Australia's parliamentary security authority has denied Labor MP Linda Burney's claim that artificial intelligence technology has already been used to breach parliamentary security protections.

Burney, who chairs the House of Representatives’ Joint Committee on Public Accounts and Audit, made the comments on Friday, 15 November during a hearing at Parliament House in Canberra into public sector use of AI.

Audio of the hearing was streamed publicly.

“This is not for formal record, but I'm going to be honest with you,” Burney said during the hearing.

“One of the issues for us as parliamentarians is security, and we know that in some cases when security has been breached — it's been breached by no one in this room, but certainly that AI has been involved.

“But that's not on the record.”

The Department of Parliamentary Services, which runs the Parliamentary Security Service, told Information Age it was "not aware of any breaches that have occurred related to either physical or cyber security that have involved the use of artificial intelligence".

Burney’s office did not respond to a request for comment.

AI can be used to create computer code which may assist criminals during cyberattacks, but it can also produce highly convincing text, audio, images, and video which can be used to trick people during social engineering attacks using techniques such as deepfakes and phishing.

While generative AI (genAI) is increasingly being co-opted by threat actors, it can also be used to test and improve an entity’s cyber security, experts say.

The Department of Parliamentary Services said it had "undertaken a rapid moidernisation of its ICT environments in recent years" as AI had brought "a range of positive benefits for efficiency and productivity" but could also be used maliciously.

In an October letter to the committee on public sector use of AI, Australian Federal Police manager of technology strategy and data, Ben Lamont, wrote that the technology could provide the AFP with opportunities to improve its work, including “to better inform human decision making and minimise risks to public safety”.

Some Australian law enforcement figures have also called for changes to privacy legislation which would allow them to use AI-powered facial recognition and decryption.

An unnamed foreign government, reported as China by some Australian media, was blamed for a cyberattack on Australia’s parliamentary networks in 2019.

The major breach was allegedly caused by a so-called watering hole attack which tricked users into visiting a malware-infected website.

The current inquiry into the use and governance of AI systems by public sector entities began in September and is expected to produce a report for the government in the coming months.
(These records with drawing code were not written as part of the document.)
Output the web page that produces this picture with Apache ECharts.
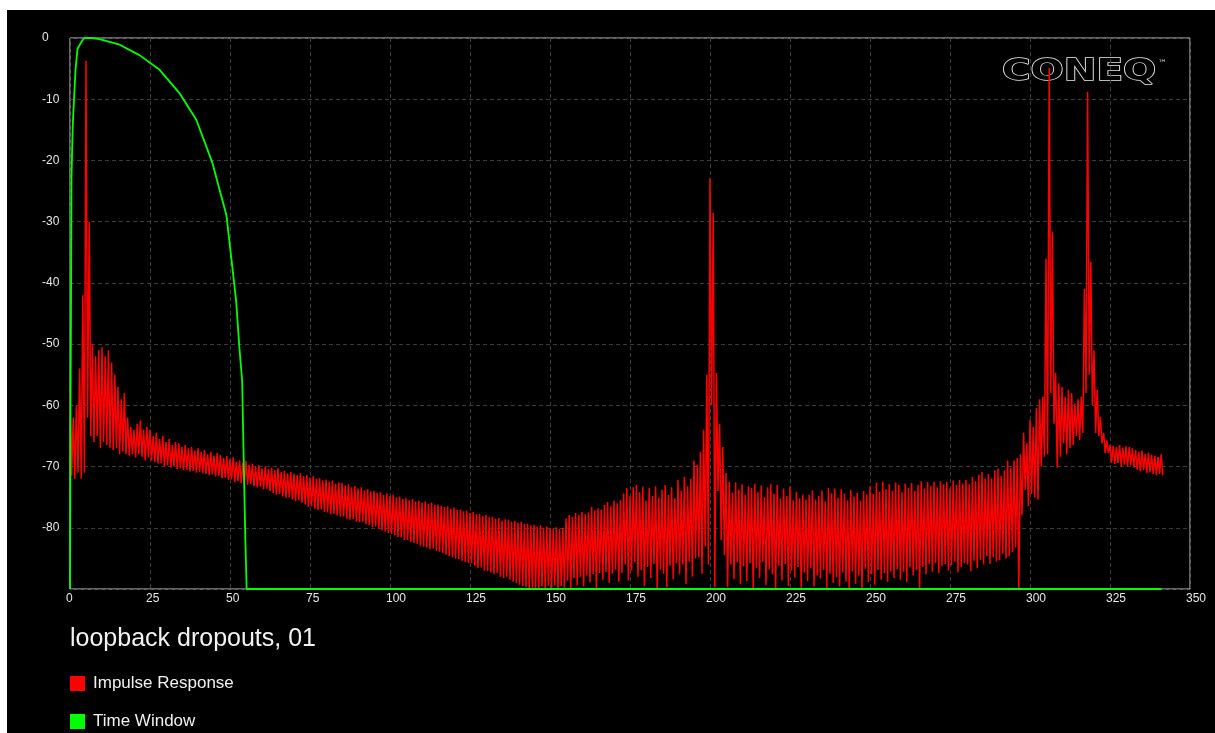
<!DOCTYPE html>
<html>
<head>
<meta charset="utf-8">
<script src="https://cdn.jsdelivr.net/npm/echarts@6/dist/echarts.min.js"></script>
<style>
  html, body { margin: 0; padding: 0; background: #fff; }
  #chart { position: absolute; left: 7px; top: 10px; width: 1208px; height: 723px; background: #000; }
</style>
</head>
<body>
<div id="chart"></div>
<script>
// axis ticks
var xTicks = [0, 350, 25];
var yTicks = [-90, 0, 10];

// impulse response: upper and lower swing per sample (dB)
var irHigh = [
  -58, -62, -60, -54, -42, -3.7, -30, -50, -52, -51,
  -50.5, -52, -51, -53, -55, -57, -59, -58, -62, -63.5,
  -64, -63, -62.5, -64, -63.5, -64, -65, -64.5, -65.5, -65,
  -66, -65.5, -66.5, -66, -66.2, -66.8, -66.5, -67, -66.8, -67.4,
  -67, -67.6, -67.3, -68, -67.6, -68.2, -67.8, -68.1, -68.6, -68.3,
  -68.8, -68.5, -69.2, -69, -69.4, -69.1, -69.7, -69.5, -70, -69.8,
  -70.3, -70, -70.4, -70.2, -70.6, -70.3, -70.9, -70.7, -71.1, -70.9,
  -71.2, -71.4, -71.1, -71.6, -71.4, -71.8, -71.6, -72, -71.9, -72.3,
  -72.1, -72.5, -72.3, -72.8, -72.6, -72.7, -73.1, -72.9, -73.4, -73.2,
  -73.6, -73.4, -73.9, -73.7, -74.1, -74, -74.3, -74.2, -74.6, -74.4,
  -74.8, -74.6, -75, -74.9, -75.3, -75.2, -75.5, -75.3, -75.7, -75.6,
  -75.9, -75.7, -76.1, -75.9, -76.3, -76.2, -76.4, -76.6, -76.5, -76.9,
  -76.7, -77.1, -77, -77.3, -77.2, -77.6, -77.4, -77.8, -77.7, -78.1,
  -77.9, -78.3, -78.2, -78.5, -78.4, -78.8, -78.6, -78.7, -79, -78.9,
  -79.2, -79, -79.4, -79.3, -79.6, -79.5, -79.8, -79.6, -80, -79.8,
  -80, -80.2, -79.9, -80.2, -80, -78.5, -77.9, -78.2, -77.6, -77.9,
  -77.4, -77.8, -77.5, -76.6, -77.2, -76.8, -77, -76.3, -75.8, -76.5,
  -75.6, -76, -75.5, -74.4, -73.5, -74.8, -73.4, -73, -74.2, -73.3,
  -75.6, -73.5, -74.8, -73.2, -75.1, -73.8, -73, -74.6, -73.4, -75.2,
  -72.2, -74, -71.7, -73.2, -72, -69, -69.7, -67.6, -64, -55,
  -22.9, -28.6, -54.7, -63, -66.8, -71, -72.5, -74.3, -72.6, -73.8,
  -72.9, -74.6, -73.2, -73.5, -72.8, -74.2, -73.1, -75, -73.4, -72.9,
  -74.5, -73, -75.2, -73.6, -74.8, -73.3, -75.5, -74.1, -75.2, -74.6,
  -75.4, -74.6, -73.9, -75.4, -74.8, -73.9, -75.7, -73.5, -74.4, -73.6,
  -75.1, -73.7, -74.4, -75.5, -73.8, -74.9, -74.3, -75.6, -74, -74.6,
  -73.2, -74.5, -72.6, -74.1, -72.5, -73.7, -72.9, -74, -72.6, -73,
  -74.2, -72.8, -73.5, -72.7, -74, -73, -72.4, -73.6, -72.5, -73.2,
  -72.5, -73.4, -72.4, -72.9, -72.5, -73.6, -72.3, -73, -72.2, -72.8,
  -72.2, -72.9, -71.7, -72.4, -71.4, -70.9, -72, -71.2, -71.9, -70.6,
  -70.3, -71.5, -70.6, -69, -70.2, -69, -68.6, -68, -64.5, -66.2,
  -62.4, -63.5, -60.4, -59, -58.6, -36, -4.9, -31.6, -54.7, -56.4,
  -57, -58.6, -57.5, -58, -59.7, -59, -58.6, -41, -8.8, -36.6,
  -51, -57.5, -61.9, -64.5, -65.7, -66.5, -66.6, -66.8, -66.5, -66.9,
  -66.7, -66.8, -67, -67.3, -67.6, -67.4, -67.9, -67.7, -68.1, -68.2,
  -68.4, -68
];
var irLow = [
  -71.5, -72, -71, -72, -71, -62, -65, -66, -65, -67,
  -66, -66.5, -67, -67.3, -67, -68, -67.5, -68, -68.2, -68,
  -68.5, -68, -68.4, -69, -68.5, -69, -69.3, -69.5, -69.4, -70,
  -69.8, -70.2, -70, -70.4, -70.3, -70.6, -70.5, -70.8, -70.7, -71,
  -70.9, -71.1, -71.2, -71.4, -71.3, -71.6, -71.5, -71.9, -71.8, -72.2,
  -72.1, -72.5, -72.4, -72.7, -72.8, -73, -72.9, -73.2, -73.4, -73.3,
  -73.7, -73.6, -74, -74.3, -74.6, -74.5, -74.9, -75.1, -75, -75.4,
  -75.6, -75.5, -75.9, -76.2, -76.6, -76.5, -76.9, -77.1, -77, -77.4,
  -77.5, -77.8, -77.7, -78, -78.2, -78.2, -78.5, -78.7, -78.6, -79,
  -79.1, -79, -79.4, -79.6, -79.9, -79.8, -80.2, -80.4, -80.6, -80.9,
  -81, -81.2, -81.5, -81.6, -82, -82, -82.3, -82.5, -82.6, -83,
  -83.1, -83.2, -83.5, -83.4, -83.8, -83.9, -84.1, -84.4, -84.6, -84.8,
  -85, -85.1, -85.4, -85.6, -85.8, -85.8, -86.2, -86.6, -86.5, -87,
  -87.1, -87.3, -87.6, -87.4, -88, -88.2, -88, -88.5, -88.8, -89,
  -89.3, -89.5, -89.7, -90, -89.8, -90, -90, -89.6, -90, -89.5,
  -90, -89.4, -90, -89.5, -89.8, -88.6, -90, -88.2, -89.4, -88,
  -89.6, -87.8, -88.9, -87.6, -90, -87.4, -88.5, -87.2, -89, -87.5,
  -86.8, -88.8, -87.4, -86, -88.6, -87, -85.6, -88, -86.9, -89.5,
  -86.4, -88.2, -85.9, -90, -86.8, -87.5, -89.7, -86.2, -88.4, -85.8,
  -87.6, -86, -89.2, -85.5, -88, -85, -84.8, -87.5, -83, -86,
  -60, -89.7, -74, -82, -84.5, -89.7, -86, -88.4, -85.6, -89.2,
  -86.3, -88.7, -85.8, -90, -86.6, -88.2, -85.5, -89.4, -86.8, -87.6,
  -90, -86.2, -88.6, -85.9, -89.5, -87, -88.1, -86.4, -89.8, -87.3,
  -88.7, -86.6, -89.6, -87.8, -88.3, -86.9, -90, -87.5, -89, -88.1,
  -89.6, -87.3, -88.8, -90, -87.1, -89.2, -87.8, -90, -86.7, -88.9,
  -87.6, -89.3, -86.9, -88.5, -87.4, -88.8, -87.1, -88.2, -86.8, -88.5,
  -87.2, -88.9, -86.5, -87.8, -86.9, -90, -86.4, -87.6, -85.9, -87.2,
  -85.8, -87.4, -86.3, -85.9, -87, -86.1, -85.5, -87.3, -86.4, -85.8,
  -86, -87.1, -85.4, -86.6, -85.2, -86, -84.6, -85.9, -84.8, -85.5,
  -85.3, -84.2, -85, -84.6, -84, -83.2, -90, -78, -73.8, -76.5,
  -74.5, -75, -75.4, -70, -68.4, -68, -58, -63, -70.2, -68.4,
  -66.2, -68, -67, -66.5, -65, -65.7, -64.5, -58, -55, -60,
  -64.5, -65, -66.2, -67.8, -67.8, -69.4, -69.6, -69.4, -70, -69.7,
  -70, -69.8, -70.2, -70.5, -70.8, -70.6, -71, -70.9, -71.2, -71.4,
  -71.2, -71.4
];

// time window curve (dB)
var windowX = [0, 0.16, 0.31, 0.47, 0.88, 1.72, 2.34, 3.6, 4.5, 6.7, 9.2, 15.5, 21.7, 28, 34.2, 39.5, 44.5, 48.9, 51.9, 53, 53.8, 54.1, 54.4, 54.8, 55.2, 341];
var windowDb = [-90, -60, -45, -22.4, -14, -5.2, -1.8, -0.6, 0, 0, -0.2, -1.1, -2.8, -5.2, -9, -13.4, -20.4, -29, -42.8, -51, -56, -64, -72, -82, -90, -90];

var seriesNames = ['Impulse Response', 'Time Window'];
var chartTitle = 'loopback dropouts, 01';

var irData = [];
for (var i = 0; i < irHigh.length; i++) {
  irData.push([i, irHigh[i]]);
  irData.push([i + 0.5, irLow[i]]);
}
var windowData = [];
for (var j = 0; j < windowX.length; j++) {
  windowData.push([windowX[j], windowDb[j]]);
}

var chart = echarts.init(document.getElementById('chart'), null, { renderer: 'canvas' });

var labelFont = {
  color: '#e6e6e6',
  fontFamily: '"Liberation Sans", Arial, sans-serif',
  fontSize: 12
};

var option = {
  backgroundColor: '#000',
  animation: false,
  title: {
    text: chartTitle,
    left: 63,
    top: 617,
    padding: 0,
    textStyle: {
      color: '#f2f2f2',
      fontFamily: '"Liberation Sans", Arial, sans-serif',
      fontSize: 25,
      lineHeight: 25,
      fontWeight: 'normal'
    }
  },
  legend: {
    orient: 'vertical',
    left: 63,
    top: 665,
    padding: 0,
    itemWidth: 15,
    itemHeight: 15,
    itemGap: 21,
    icon: 'rect',
    data: seriesNames,
    textStyle: {
      color: '#f0f0f0',
      fontFamily: '"Liberation Sans", Arial, sans-serif',
      fontSize: 17,
      lineHeight: 15,
      padding: [0, 0, 0, 3]
    }
  },
  grid: {
    left: 63,
    top: 28,
    width: 1120,
    height: 551,
    show: true,
    backgroundColor: '#000',
    borderColor: '#c8c8c8',
    borderWidth: 1
  },
  xAxis: {
    type: 'value',
    min: xTicks[0],
    max: xTicks[1],
    interval: xTicks[2],
    axisLine: { show: false },
    axisTick: { show: false },
    axisLabel: Object.assign({ margin: 4, align: 'left', padding: [0, 0, 0, -4] }, labelFont),
    splitLine: {
      show: true,
      lineStyle: { color: '#3c3c3c', type: [4, 3], width: 1 }
    }
  },
  yAxis: {
    type: 'value',
    min: yTicks[0],
    max: yTicks[1],
    interval: yTicks[2],
    axisLine: { show: false },
    axisTick: { show: false },
    axisLabel: Object.assign({ margin: 28, align: 'left', showMinLabel: false }, labelFont),
    splitLine: {
      show: true,
      lineStyle: { color: '#3c3c3c', type: [4, 3], width: 1 }
    }
  },
  graphic: [
    {
      type: 'text',
      x: 995,
      y: 47,
      scaleX: 1.3,
      style: {
        text: 'CONEQ',
        font: 'bold 30px "DejaVu Sans", sans-serif',
        fill: '#000',
        stroke: '#e8e8e8',
        lineWidth: 1.4
      }
    },
    {
      type: 'text',
      x: 1151,
      y: 49,
      style: {
        text: '™',
        font: '9px "DejaVu Sans", sans-serif',
        fill: '#cccccc'
      }
    }
  ],
  series: [{
      name: seriesNames[0],
      type: 'line',
      data: irData,
      showSymbol: false,
      sampling: null,
      color: '#ff0000',
      lineStyle: { color: '#ff0000', width: 1.5 },
      z: 2
    },
    {
      name: seriesNames[1],
      type: 'line',
      data: windowData,
      showSymbol: false,
      color: '#00ff00',
      lineStyle: { color: '#00ff00', width: 1.8 },
      z: 3
    }
  ]
};

chart.setOption(option);
</script>
</body>
</html>
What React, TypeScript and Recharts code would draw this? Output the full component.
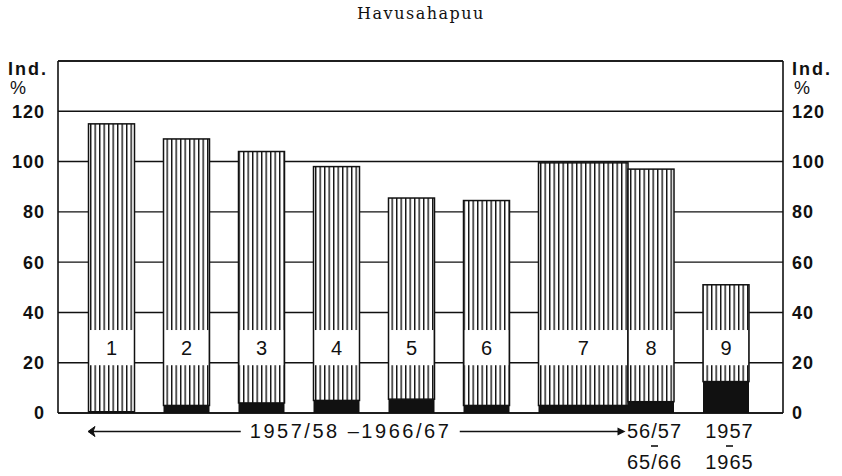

A foreign government was blamed for a cyber attack on Australia’s parliamentary networks in 2019. Photo: Shutterstock

Former government workers still had IT access

Rona Mellor, deputy auditor-general of the Australian National Audit Office (ANAO), told Friday’s hearing that government bodies should improve their security posture before implementing any significant uses of AI.

She said ANAO had seen instances of terminated government employees still having access to internal IT systems after leaving their organisations, and cited “a lot of control weaknesses in the sector”.

“We see weaknesses in cyber, weaknesses in authorities to operate — not all entities do this well,” she said.

“We see weakness in privacy impact assessments, weaknesses in change management.

“We’ve called out some very big weaknesses across the sector in access controls — terminations of people who’ve left the organisation who still have access to systems.

“Or, who is a privileged person in the entity?

“There’s a lot of entities so digitised that they have people who sit in the back end and make things work — are these the right people to do this, when you’re doing these big-scale new things?”

ANAO, which is currently auditing how the Australian Taxation Office (ATO) is deploying AI, would continue to monitor whether entities had controls which were “sufficiently robust” to allow for the deployment of new technologies, Mellor said.

In a report for the year to 30 June 2023, ANAO said 48 per cent of all audit findings reported to government entities related to “deficiencies in IT controls or entity IT environments”.

In its submission to the inquiry into government use of AI, ANAO said this trend had continued in recent years, "reflecting deficiencies in the fundamentals of IT governance, including security, change management and user access management”.

“The effective operation of controls, including change management, will be particularly important as entities implement emerging technologies,” the office said.